Description of the task:
Exclude images, then output the remaining data verbatim.

Dataset section:
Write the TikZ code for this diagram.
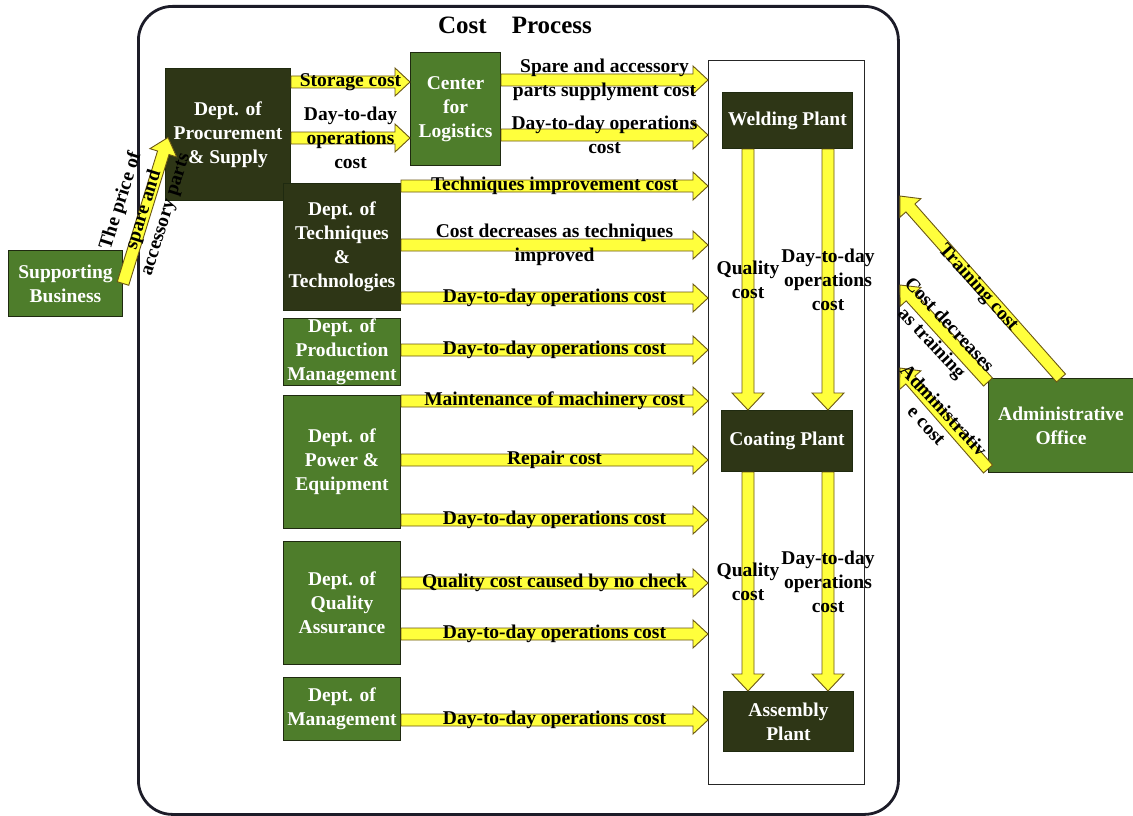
\documentclass[tikz,border=0pt]{standalone}
\usepackage{fontspec}
\setmainfont{Liberation Serif}
\usetikzlibrary{calc}

\definecolor{boxgreen}{HTML}{4E7D2B}
\definecolor{boxdark}{HTML}{2E3616}
\definecolor{boxedge}{HTML}{1F2A10}
\definecolor{arrfill}{HTML}{FFFF3C}
\definecolor{arredge}{HTML}{6B5714}
\definecolor{framecol}{HTML}{1C1C28}

% block arrow geometry
\newcommand\arrhead{15pt}
\newcommand\arrhalf{14pt}
\newcommand\arrshaft{6pt}

% wide yellow arrow from #1 to #2
\newcommand\blockarrow[2]{%
  \coordinate (ba) at (#1);
  \coordinate (bb) at (#2);
  \coordinate (bh) at ($(bb)!\arrhead!(ba)$);
  \draw[blockarr] ($(ba)!\arrshaft!90:(bb)$) -- ($(bh)!\arrshaft!90:(bb)$)
    -- ($(bh)!\arrhalf!90:(bb)$) -- (bb) -- ($(bh)!\arrhalf!-90:(bb)$)
    -- ($(bh)!\arrshaft!-90:(bb)$) -- ($(ba)!\arrshaft!-90:(bb)$) -- cycle;}

% horizontal cost flow: label name, source, target, row, label text
\newcommand\harrow[5]{%
  \coordinate (rowy) at (0,#4);
  \blockarrow{#2.east |- rowy}{#3.west |- rowy}
  \node[lbl] (#1) at ($(ba)!0.5!(bb)$) {#5};}

% vertical cost flow: label name, source, target, column, label text
\newcommand\varrow[5]{%
  \blockarrow{#2.south -| #4}{#3.north -| #4}
  \node[lbl] (#1) at ($(ba)!0.5!(bb)$) {#5};}

\tikzset{
  every node/.style={font=\fontsize{19.5}{24}\selectfont\bfseries},
  unit/.style={draw=boxedge, line width=1pt, text=white, align=center,
    inner sep=0pt, anchor=north west},
  greenunit/.style={unit, fill=boxgreen},
  darkunit/.style={unit, fill=boxdark},
  blockarr/.style={fill=arrfill, draw=arredge, line width=0.9pt, line join=miter},
  lbl/.style={text=black, align=center, inner sep=0pt},
}

\begin{document}
\begin{tikzpicture}[x=1pt, y=-1pt]
\useasboundingbox[fill=white] (0,0) rectangle (1133,816);

% outer frame and title
\node[draw=framecol, line width=2.8pt, rounded corners=34pt, minimum width=760pt,
  minimum height=808pt, anchor=north west, inner sep=0pt] (costframe) at (137,5) {};
\node[inner sep=0pt, font=\fontsize{25}{28}\selectfont\bfseries] (title) at (515,25)
  {Cost\hspace{0.75em} Process};

% plants column
\node[draw=black!85, line width=1pt, minimum width=156pt, minimum height=724pt,
  anchor=north west, inner sep=0pt] (plants) at (708,60) {};

% departments
\node[greenunit, minimum width=114pt, minimum height=66pt] (sup) at (8,250) {Supporting\\Business};
\node[darkunit, minimum width=125pt, minimum height=132pt] (proc) at (165,68) {Dept. of\\Procurement\\\& Supply};
\node[greenunit, minimum width=90pt, minimum height=113pt] (logi) at (410,52) {Center\\for\\Logistics};
\node[darkunit, minimum width=117pt, minimum height=127pt] (tech) at (283,183) {Dept. of\\Techniques\\\&\\Technologies};
\node[greenunit, minimum width=117pt, minimum height=67pt] (prod) at (283,318) {Dept. of\\Production\\Management};
\node[greenunit, minimum width=117pt, minimum height=133pt] (power) at (283,395) {Dept. of\\Power \&\\Equipment};
\node[greenunit, minimum width=117pt, minimum height=123pt] (qa) at (283,541) {Dept. of\\Quality\\Assurance};
\node[greenunit, minimum width=117pt, minimum height=63pt] (mgmt) at (283,677) {Dept. of\\Management};
\node[greenunit, minimum width=145pt, minimum height=94pt] (admin) at (988,378) {Administrative\\Office};

% plants
\node[darkunit, minimum width=130pt, minimum height=56pt] (weld) at (722,92) {Welding Plant};
\node[darkunit, minimum width=131pt, minimum height=61pt] (coat) at (721,410) {Coating Plant};
\node[darkunit, minimum width=130pt, minimum height=60pt] (asm) at (723,691) {Assembly\\Plant};

% columns of the plant-to-plant flows
\coordinate (qcol) at (748,0);
\coordinate (dcol) at (828,0);

% procurement and logistics flows
\harrow{lstore}{proc}{logi}{82}{Storage cost}
\harrow{lprocday}{proc}{logi}{138}{Day-to-day\\operations\\cost}
\harrow{lspare}{logi}{plants}{80}{Spare and accessory\\parts supplyment cost}
\harrow{llogday}{logi}{plants}{135}{Day-to-day operations\\cost}

% department flows
\harrow{ltech1}{tech}{plants}{186}{Techniques improvement cost}
\harrow{ltech2}{tech}{plants}{245}{Cost decreases as techniques\\improved}
\harrow{ltech3}{tech}{plants}{298}{Day-to-day operations cost}
\harrow{lprod}{prod}{plants}{350}{Day-to-day operations cost}
\harrow{lpow1}{power}{plants}{401}{Maintenance of machinery cost}
\harrow{lpow2}{power}{plants}{460}{Repair cost}
\harrow{lpow3}{power}{plants}{520}{Day-to-day operations cost}
\harrow{lqa1}{qa}{plants}{583}{Quality cost caused by no check}
\harrow{lqa2}{qa}{plants}{634}{Day-to-day operations cost}
\harrow{lmgmt}{mgmt}{plants}{720}{Day-to-day operations cost}

% plant-to-plant flows
\renewcommand\arrhead{17pt}
\renewcommand\arrhalf{16pt}
\varrow{lwq}{weld}{coat}{qcol}{Quality\\cost}
\varrow{lwd}{weld}{coat}{dcol}{Day-to-day\\operations\\cost}
\varrow{lcq}{coat}{asm}{qcol}{Quality\\cost}
\varrow{lcd}{coat}{asm}{dcol}{Day-to-day\\operations\\cost}

% supplier flow
\renewcommand\arrhead{16pt}
\renewcommand\arrhalf{14pt}
\blockarrow{sup.east}{$(proc.west)+(3,3)$}
\node[lbl, rotate=72.5] (lprice1) at (121,201) {The price of};
\node[lbl, rotate=72.5] (lprice2) at (144,210) {spare and};
\node[lbl, rotate=72.5] (lprice3) at (167,215) {accessory parts};

% administrative flows
\blockarrow{admin.north}{$(costframe.north east)+(0,191)$}
\blockarrow{$(admin.north west)+(0,4)$}{$(costframe.north east)+(0,280)$}
\blockarrow{$(admin.south west)+(0,-4)$}{$(costframe.north east)+(0,363)$}
\node[lbl, rotate=-48] (ltrain) at (978,288) {Training cost};
\node[lbl, rotate=-47] (lcdec1) at (950,324) {Cost decreases};
\node[lbl, rotate=-47] (lcdec2) at (931,344) {as training};
\node[lbl, rotate=-47] (ladm1) at (944,410) {Administrativ};
\node[lbl, rotate=-47] (ladm2) at (926,426) {e cost};
\end{tikzpicture}
\end{document}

Task answer:
Write the TikZ code for this diagram.
\documentclass[tikz,border=0pt]{standalone}
\usepackage{fontspec}
\setmainfont{Liberation Serif}
\usetikzlibrary{calc}

\definecolor{boxgreen}{HTML}{4E7D2B}
\definecolor{boxdark}{HTML}{2E3616}
\definecolor{boxedge}{HTML}{1F2A10}
\definecolor{arrfill}{HTML}{FFFF3C}
\definecolor{arredge}{HTML}{6B5714}
\definecolor{framecol}{HTML}{1C1C28}

% block arrow geometry
\newcommand\arrhead{15pt}
\newcommand\arrhalf{14pt}
\newcommand\arrshaft{6pt}

% wide yellow arrow from #1 to #2
\newcommand\blockarrow[2]{%
  \coordinate (ba) at (#1);
  \coordinate (bb) at (#2);
  \coordinate (bh) at ($(bb)!\arrhead!(ba)$);
  \draw[blockarr] ($(ba)!\arrshaft!90:(bb)$) -- ($(bh)!\arrshaft!90:(bb)$)
    -- ($(bh)!\arrhalf!90:(bb)$) -- (bb) -- ($(bh)!\arrhalf!-90:(bb)$)
    -- ($(bh)!\arrshaft!-90:(bb)$) -- ($(ba)!\arrshaft!-90:(bb)$) -- cycle;}

% horizontal cost flow: label name, source, target, row, label text
\newcommand\harrow[5]{%
  \coordinate (rowy) at (0,#4);
  \blockarrow{#2.east |- rowy}{#3.west |- rowy}
  \node[lbl] (#1) at ($(ba)!0.5!(bb)$) {#5};}

% vertical cost flow: label name, source, target, column, label text
\newcommand\varrow[5]{%
  \blockarrow{#2.south -| #4}{#3.north -| #4}
  \node[lbl] (#1) at ($(ba)!0.5!(bb)$) {#5};}

\tikzset{
  every node/.style={font=\fontsize{19.5}{24}\selectfont\bfseries},
  unit/.style={draw=boxedge, line width=1pt, text=white, align=center,
    inner sep=0pt, anchor=north west},
  greenunit/.style={unit, fill=boxgreen},
  darkunit/.style={unit, fill=boxdark},
  blockarr/.style={fill=arrfill, draw=arredge, line width=0.9pt, line join=miter},
  lbl/.style={text=black, align=center, inner sep=0pt},
}

\begin{document}
\begin{tikzpicture}[x=1pt, y=-1pt]
\useasboundingbox[fill=white] (0,0) rectangle (1133,816);

% outer frame and title
\node[draw=framecol, line width=2.8pt, rounded corners=34pt, minimum width=760pt,
  minimum height=808pt, anchor=north west, inner sep=0pt] (costframe) at (137,5) {};
\node[inner sep=0pt, font=\fontsize{25}{28}\selectfont\bfseries] (title) at (515,25)
  {Cost\hspace{0.75em} Process};

% plants column
\node[draw=black!85, line width=1pt, minimum width=156pt, minimum height=724pt,
  anchor=north west, inner sep=0pt] (plants) at (708,60) {};

% departments
\node[greenunit, minimum width=114pt, minimum height=66pt] (sup) at (8,250) {Supporting\\Business};
\node[darkunit, minimum width=125pt, minimum height=132pt] (proc) at (165,68) {Dept. of\\Procurement\\\& Supply};
\node[greenunit, minimum width=90pt, minimum height=113pt] (logi) at (410,52) {Center\\for\\Logistics};
\node[darkunit, minimum width=117pt, minimum height=127pt] (tech) at (283,183) {Dept. of\\Techniques\\\&\\Technologies};
\node[greenunit, minimum width=117pt, minimum height=67pt] (prod) at (283,318) {Dept. of\\Production\\Management};
\node[greenunit, minimum width=117pt, minimum height=133pt] (power) at (283,395) {Dept. of\\Power \&\\Equipment};
\node[greenunit, minimum width=117pt, minimum height=123pt] (qa) at (283,541) {Dept. of\\Quality\\Assurance};
\node[greenunit, minimum width=117pt, minimum height=63pt] (mgmt) at (283,677) {Dept. of\\Management};
\node[greenunit, minimum width=145pt, minimum height=94pt] (admin) at (988,378) {Administrative\\Office};

% plants
\node[darkunit, minimum width=130pt, minimum height=56pt] (weld) at (722,92) {Welding Plant};
\node[darkunit, minimum width=131pt, minimum height=61pt] (coat) at (721,410) {Coating Plant};
\node[darkunit, minimum width=130pt, minimum height=60pt] (asm) at (723,691) {Assembly\\Plant};

% columns of the plant-to-plant flows
\coordinate (qcol) at (748,0);
\coordinate (dcol) at (828,0);

% procurement and logistics flows
\harrow{lstore}{proc}{logi}{82}{Storage cost}
\harrow{lprocday}{proc}{logi}{138}{Day-to-day\\operations\\cost}
\harrow{lspare}{logi}{plants}{80}{Spare and accessory\\parts supplyment cost}
\harrow{llogday}{logi}{plants}{135}{Day-to-day operations\\cost}

% department flows
\harrow{ltech1}{tech}{plants}{186}{Techniques improvement cost}
\harrow{ltech2}{tech}{plants}{245}{Cost decreases as techniques\\improved}
\harrow{ltech3}{tech}{plants}{298}{Day-to-day operations cost}
\harrow{lprod}{prod}{plants}{350}{Day-to-day operations cost}
\harrow{lpow1}{power}{plants}{401}{Maintenance of machinery cost}
\harrow{lpow2}{power}{plants}{460}{Repair cost}
\harrow{lpow3}{power}{plants}{520}{Day-to-day operations cost}
\harrow{lqa1}{qa}{plants}{583}{Quality cost caused by no check}
\harrow{lqa2}{qa}{plants}{634}{Day-to-day operations cost}
\harrow{lmgmt}{mgmt}{plants}{720}{Day-to-day operations cost}

% plant-to-plant flows
\renewcommand\arrhead{17pt}
\renewcommand\arrhalf{16pt}
\varrow{lwq}{weld}{coat}{qcol}{Quality\\cost}
\varrow{lwd}{weld}{coat}{dcol}{Day-to-day\\operations\\cost}
\varrow{lcq}{coat}{asm}{qcol}{Quality\\cost}
\varrow{lcd}{coat}{asm}{dcol}{Day-to-day\\operations\\cost}

% supplier flow
\renewcommand\arrhead{16pt}
\renewcommand\arrhalf{14pt}
\blockarrow{sup.east}{$(proc.west)+(3,3)$}
\node[lbl, rotate=72.5] (lprice1) at (121,201) {The price of};
\node[lbl, rotate=72.5] (lprice2) at (144,210) {spare and};
\node[lbl, rotate=72.5] (lprice3) at (167,215) {accessory parts};

% administrative flows
\blockarrow{admin.north}{$(costframe.north east)+(0,191)$}
\blockarrow{$(admin.north west)+(0,4)$}{$(costframe.north east)+(0,280)$}
\blockarrow{$(admin.south west)+(0,-4)$}{$(costframe.north east)+(0,363)$}
\node[lbl, rotate=-48] (ltrain) at (978,288) {Training cost};
\node[lbl, rotate=-47] (lcdec1) at (950,324) {Cost decreases};
\node[lbl, rotate=-47] (lcdec2) at (931,344) {as training};
\node[lbl, rotate=-47] (ladm1) at (944,410) {Administrativ};
\node[lbl, rotate=-47] (ladm2) at (926,426) {e cost};
\end{tikzpicture}
\end{document}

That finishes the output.